I can't even begin to explain the joy I get out of being a teacher, but let's get real really quick... like right to the point. I don't know if this is something I want to do till I'm 75 just to be able to live! I mean... I see myself walking around with a cane and barking at the kids saying, "In my day, kids didn't behave like that." UHM. No thank you. I can barely stand the sitting on the floor and getting back up and singing and dancing as it is. I mean... kids today are not like the kids were when I was a student. Kids are the bosses in their household and parents have a hard time believing what the teacher said because their children are always right.
That's when network marketing came into the picture. I started first with Beachbody. I honestly loved the accountability and the friendships I was creating, but then I stopped creating those friendships. I kept sabotaging my weight loss and I kept finding reasons for not doing it. Why? Because in my head... who wants a Beachbody coach who lost 20 pounds and then started to gain it back? I want a coach who is going to keep me consistent. Who is going to shout my name off the rooftops when I reach goals. I wasn't that coach. I let everything get the best of me and posting progress pictures... HELL NO. Not for the world to see. I couldn't do that. Are you crazy??? Plus, when my coach left... I left too (a few months later). Oh, and being called the "shake girl" and all you do is drink shakes... was obnoxious. Of course saying, "but I get paid to do it" helped.
However, after leaving that company I joined another. One that has nothing to do with fitness. One that completely changed the way I did things. No more cold messages to people about programs. Just one that's literally "Wash your hair and share." However, I'm sabotaging myself there too... why? Feeling judged is the hardest thing ever. It haunts me. I mean I don't want to be obnoxious to people. I don't want to be judged by people, but damn do I want that white caddy.
I've learned that my anxiety flares out of control when I get nervous about posting things. I mean, the products are amazing. They pretty much could sell themselves. Top of the line. Natural. No harsh chemicals. Worth every penny. Last forever. However, I can't seem to just post a damn selfie and say that. NOPE. I can't. I get fearful. I get nervous. I post about my dog. I post about the reservoir. I post about my drinks. My food. My students. I can't seem to get over the hump enough to post anything. Truth is, I'm sitting here sharing dogs, food, adventures, students, and drinks.

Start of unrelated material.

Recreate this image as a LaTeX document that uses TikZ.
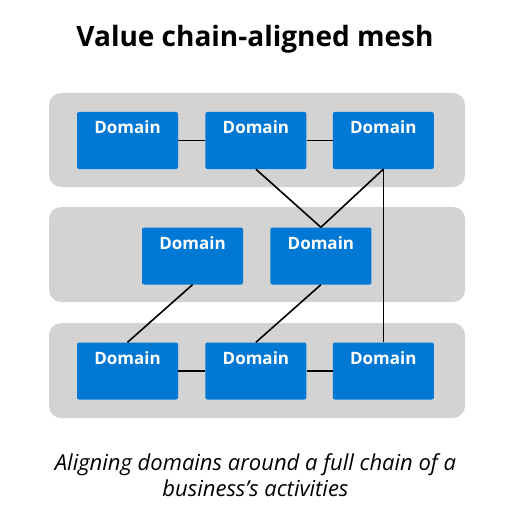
\documentclass[tikz,border=0pt]{standalone}
\usepackage{fontspec}
\setmainfont{Open Sans}
\usetikzlibrary{positioning}

\begin{document}
\begin{tikzpicture}[x=1pt, y=-1pt,
    domainbox/.style={fill=domainblue, minimum width=101pt, minimum height=57pt, inner sep=0pt, rounded corners=2pt,
        label={[font=\fontsize{17}{19}\selectfont\bfseries, text=white, anchor=north, inner sep=0pt, yshift=-9pt]north:Domain}},
    band/.style={fill=bandgray, rounded corners=12pt},
    link/.style={line width=1.6pt, black}
]

    % Define colors
    \definecolor{bandgray}{RGB}{211, 211, 211}
    \definecolor{domainblue}{RGB}{0, 120, 212}

    \useasboundingbox (0,0) rectangle (521,524);

    % Title
    \node[anchor=base, font=\fontsize{28}{34}\selectfont\bfseries] (title) at (255,47) {Value chain-aligned mesh};

    % Bands
    \fill[band] (49,93) rectangle (465,187);
    \fill[band] (49,207) rectangle (465,302);
    \fill[band] (49,323) rectangle (465,418);

    % Top row
    \node[domainbox] (t1) at (127.5,140.5) {};
    \node[domainbox, right=27pt of t1] (t2) {};
    \node[domainbox, right=26pt of t2] (t3) {};

    % Middle row
    \node[domainbox] (m1) at (192.5,256) {};
    \node[domainbox, right=27pt of m1] (m2) {};

    % Bottom row
    \node[domainbox] (b1) at (127.5,371) {};
    \node[domainbox, right=27pt of b1] (b2) {};
    \node[domainbox, right=26pt of b2] (b3) {};

    % Links
    \draw[link] (t1) -- (t2);
    \draw[link] (t2) -- (t3);
    \draw[link] (b1) -- (b2);
    \draw[link] (b2) -- (b3);
    \draw[link] (t2.south) -- (m2.north);
    \draw[link] (t3.south) -- (m2.north);
    \draw[link] (t3.south) -- (b3.north);
    \draw[link] (m1.south) -- (b1.north);
    \draw[link] (m2.south) -- (b2.north);

    % Caption
    \node[align=center, font=\fontsize{22}{26}\selectfont\itshape] (caption) at (255.5,475) {Aligning domains around a full chain of a\\business's activities};

\end{tikzpicture}
\end{document}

I'm helping to share those so others can enjoy them.... SO WHY NOT DO THAT FOR THE THINGS I LOVE USING?
Truthfully that is one of the worst feelings.
I mean I see the promise in this. I see that I could never have to "work" a day in my life again, but the fear is what's stopping. me. I mean why join network marketing if you're going to just shit your pants about it every time you post?
Because it's worth it.
So here I go... giving it a try again.